** MATERIAL FOR THIS EXERCISE **
□ □ □ □ □

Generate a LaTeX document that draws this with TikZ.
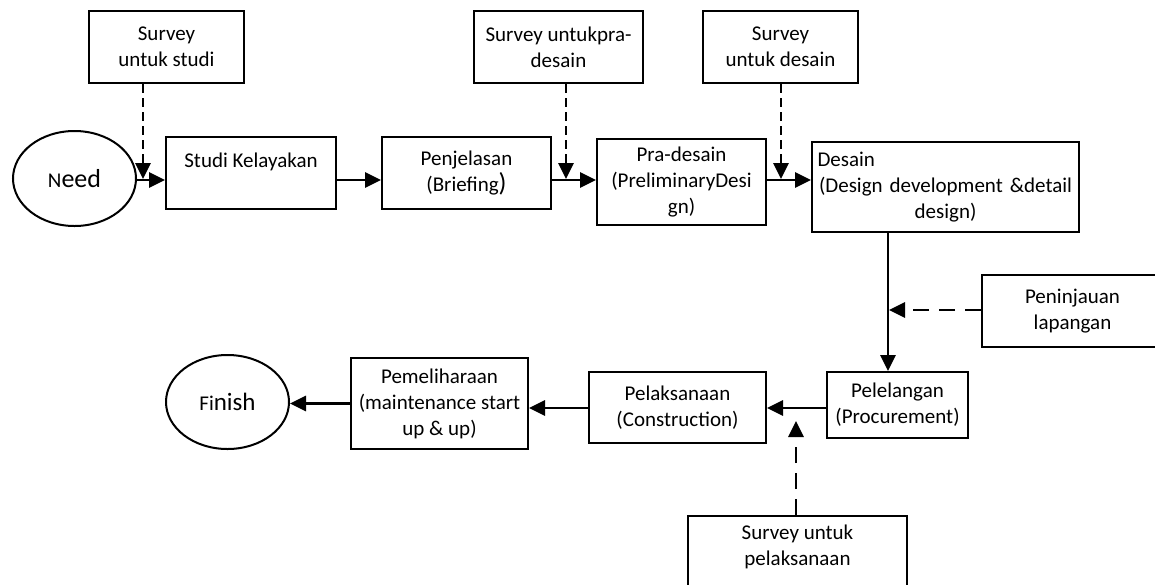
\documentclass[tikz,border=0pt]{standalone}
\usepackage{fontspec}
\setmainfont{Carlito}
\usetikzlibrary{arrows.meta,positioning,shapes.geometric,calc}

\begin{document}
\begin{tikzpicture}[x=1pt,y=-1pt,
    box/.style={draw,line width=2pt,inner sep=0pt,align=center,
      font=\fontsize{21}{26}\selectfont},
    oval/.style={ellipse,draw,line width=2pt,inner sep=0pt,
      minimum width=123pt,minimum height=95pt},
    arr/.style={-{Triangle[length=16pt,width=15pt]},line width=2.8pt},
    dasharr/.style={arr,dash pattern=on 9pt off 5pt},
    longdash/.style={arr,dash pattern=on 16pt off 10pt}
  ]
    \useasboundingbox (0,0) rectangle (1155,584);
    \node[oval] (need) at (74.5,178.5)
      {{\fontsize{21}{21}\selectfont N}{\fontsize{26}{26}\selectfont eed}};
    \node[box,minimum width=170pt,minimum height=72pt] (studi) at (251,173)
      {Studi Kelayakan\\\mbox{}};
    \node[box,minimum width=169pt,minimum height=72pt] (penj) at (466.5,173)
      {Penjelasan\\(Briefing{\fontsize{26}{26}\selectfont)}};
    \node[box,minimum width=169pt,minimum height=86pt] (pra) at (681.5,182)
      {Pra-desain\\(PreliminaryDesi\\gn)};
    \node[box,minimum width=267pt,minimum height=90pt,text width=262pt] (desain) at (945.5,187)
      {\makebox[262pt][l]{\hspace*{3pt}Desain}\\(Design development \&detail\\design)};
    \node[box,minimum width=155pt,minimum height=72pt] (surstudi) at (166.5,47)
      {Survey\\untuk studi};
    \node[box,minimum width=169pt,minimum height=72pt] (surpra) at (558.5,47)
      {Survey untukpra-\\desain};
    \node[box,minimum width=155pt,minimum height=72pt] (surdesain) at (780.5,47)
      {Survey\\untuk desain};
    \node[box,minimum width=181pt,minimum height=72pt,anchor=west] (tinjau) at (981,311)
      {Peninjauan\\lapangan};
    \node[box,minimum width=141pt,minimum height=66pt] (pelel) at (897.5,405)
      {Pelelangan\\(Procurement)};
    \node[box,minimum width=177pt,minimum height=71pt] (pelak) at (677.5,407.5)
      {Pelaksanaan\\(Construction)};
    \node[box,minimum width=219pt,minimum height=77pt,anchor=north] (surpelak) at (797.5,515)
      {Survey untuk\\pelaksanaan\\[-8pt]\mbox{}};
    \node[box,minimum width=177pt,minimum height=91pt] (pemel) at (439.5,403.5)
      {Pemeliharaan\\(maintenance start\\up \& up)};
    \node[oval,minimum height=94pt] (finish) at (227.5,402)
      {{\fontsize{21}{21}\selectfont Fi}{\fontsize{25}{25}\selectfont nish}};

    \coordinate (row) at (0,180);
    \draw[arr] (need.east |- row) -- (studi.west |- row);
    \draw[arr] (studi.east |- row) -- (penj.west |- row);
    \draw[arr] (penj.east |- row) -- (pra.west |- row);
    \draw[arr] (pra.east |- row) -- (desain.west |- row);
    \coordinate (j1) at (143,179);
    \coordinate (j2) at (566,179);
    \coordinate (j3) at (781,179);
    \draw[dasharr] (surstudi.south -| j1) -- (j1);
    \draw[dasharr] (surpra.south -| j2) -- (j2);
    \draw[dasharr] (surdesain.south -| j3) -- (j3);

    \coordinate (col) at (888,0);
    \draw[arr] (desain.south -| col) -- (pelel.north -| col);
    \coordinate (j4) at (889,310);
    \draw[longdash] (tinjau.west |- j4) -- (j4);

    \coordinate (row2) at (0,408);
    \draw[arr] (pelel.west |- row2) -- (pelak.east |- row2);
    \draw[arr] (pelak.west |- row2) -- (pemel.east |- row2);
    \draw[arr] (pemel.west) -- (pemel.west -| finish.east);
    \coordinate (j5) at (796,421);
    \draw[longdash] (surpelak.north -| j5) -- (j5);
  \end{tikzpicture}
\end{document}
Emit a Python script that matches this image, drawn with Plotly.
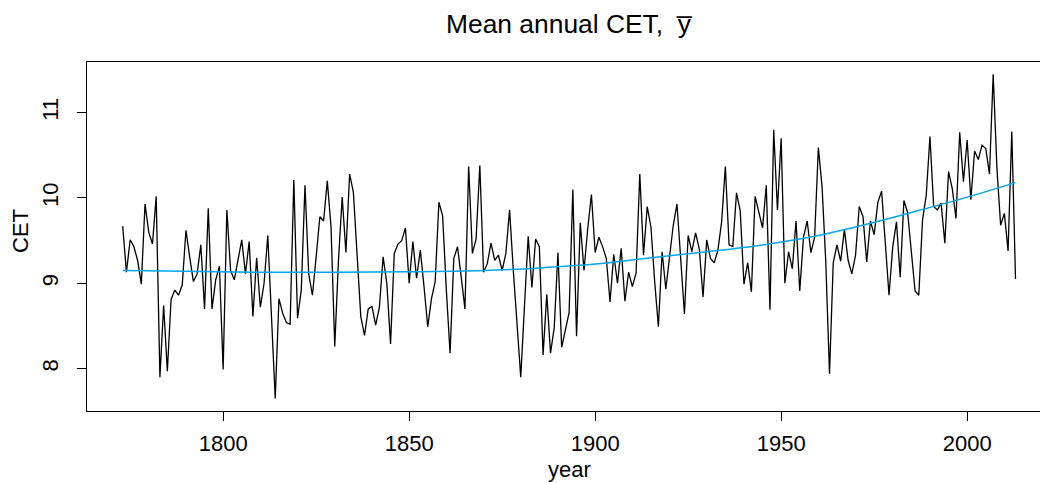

□ □ □ □ □

** REQUIREMENTS **
Using the material above, retype each entry exactly and omit the pictures.

** EXERCISE RESPONSE **
Generate a LaTeX document that draws this with TikZ.
\documentclass[tikz,border=0pt]{standalone}
\usepackage{fontspec}
\setmainfont{Carlito}
\usetikzlibrary{arrows.meta,positioning,shapes.geometric,calc}

\begin{document}
\begin{tikzpicture}[x=1pt,y=-1pt,
    box/.style={draw,line width=2pt,inner sep=0pt,align=center,
      font=\fontsize{21}{26}\selectfont},
    oval/.style={ellipse,draw,line width=2pt,inner sep=0pt,
      minimum width=123pt,minimum height=95pt},
    arr/.style={-{Triangle[length=16pt,width=15pt]},line width=2.8pt},
    dasharr/.style={arr,dash pattern=on 9pt off 5pt},
    longdash/.style={arr,dash pattern=on 16pt off 10pt}
  ]
    \useasboundingbox (0,0) rectangle (1155,584);
    \node[oval] (need) at (74.5,178.5)
      {{\fontsize{21}{21}\selectfont N}{\fontsize{26}{26}\selectfont eed}};
    \node[box,minimum width=170pt,minimum height=72pt] (studi) at (251,173)
      {Studi Kelayakan\\\mbox{}};
    \node[box,minimum width=169pt,minimum height=72pt] (penj) at (466.5,173)
      {Penjelasan\\(Briefing{\fontsize{26}{26}\selectfont)}};
    \node[box,minimum width=169pt,minimum height=86pt] (pra) at (681.5,182)
      {Pra-desain\\(PreliminaryDesi\\gn)};
    \node[box,minimum width=267pt,minimum height=90pt,text width=262pt] (desain) at (945.5,187)
      {\makebox[262pt][l]{\hspace*{3pt}Desain}\\(Design development \&detail\\design)};
    \node[box,minimum width=155pt,minimum height=72pt] (surstudi) at (166.5,47)
      {Survey\\untuk studi};
    \node[box,minimum width=169pt,minimum height=72pt] (surpra) at (558.5,47)
      {Survey untukpra-\\desain};
    \node[box,minimum width=155pt,minimum height=72pt] (surdesain) at (780.5,47)
      {Survey\\untuk desain};
    \node[box,minimum width=181pt,minimum height=72pt,anchor=west] (tinjau) at (981,311)
      {Peninjauan\\lapangan};
    \node[box,minimum width=141pt,minimum height=66pt] (pelel) at (897.5,405)
      {Pelelangan\\(Procurement)};
    \node[box,minimum width=177pt,minimum height=71pt] (pelak) at (677.5,407.5)
      {Pelaksanaan\\(Construction)};
    \node[box,minimum width=219pt,minimum height=77pt,anchor=north] (surpelak) at (797.5,515)
      {Survey untuk\\pelaksanaan\\[-8pt]\mbox{}};
    \node[box,minimum width=177pt,minimum height=91pt] (pemel) at (439.5,403.5)
      {Pemeliharaan\\(maintenance start\\up \& up)};
    \node[oval,minimum height=94pt] (finish) at (227.5,402)
      {{\fontsize{21}{21}\selectfont Fi}{\fontsize{25}{25}\selectfont nish}};

    \coordinate (row) at (0,180);
    \draw[arr] (need.east |- row) -- (studi.west |- row);
    \draw[arr] (studi.east |- row) -- (penj.west |- row);
    \draw[arr] (penj.east |- row) -- (pra.west |- row);
    \draw[arr] (pra.east |- row) -- (desain.west |- row);
    \coordinate (j1) at (143,179);
    \coordinate (j2) at (566,179);
    \coordinate (j3) at (781,179);
    \draw[dasharr] (surstudi.south -| j1) -- (j1);
    \draw[dasharr] (surpra.south -| j2) -- (j2);
    \draw[dasharr] (surdesain.south -| j3) -- (j3);

    \coordinate (col) at (888,0);
    \draw[arr] (desain.south -| col) -- (pelel.north -| col);
    \coordinate (j4) at (889,310);
    \draw[longdash] (tinjau.west |- j4) -- (j4);

    \coordinate (row2) at (0,408);
    \draw[arr] (pelel.west |- row2) -- (pelak.east |- row2);
    \draw[arr] (pelak.west |- row2) -- (pemel.east |- row2);
    \draw[arr] (pemel.west) -- (pemel.west -| finish.east);
    \coordinate (j5) at (796,421);
    \draw[longdash] (surpelak.north -| j5) -- (j5);
  \end{tikzpicture}
\end{document}
Emit a Python script that matches this image, drawn with Plotly.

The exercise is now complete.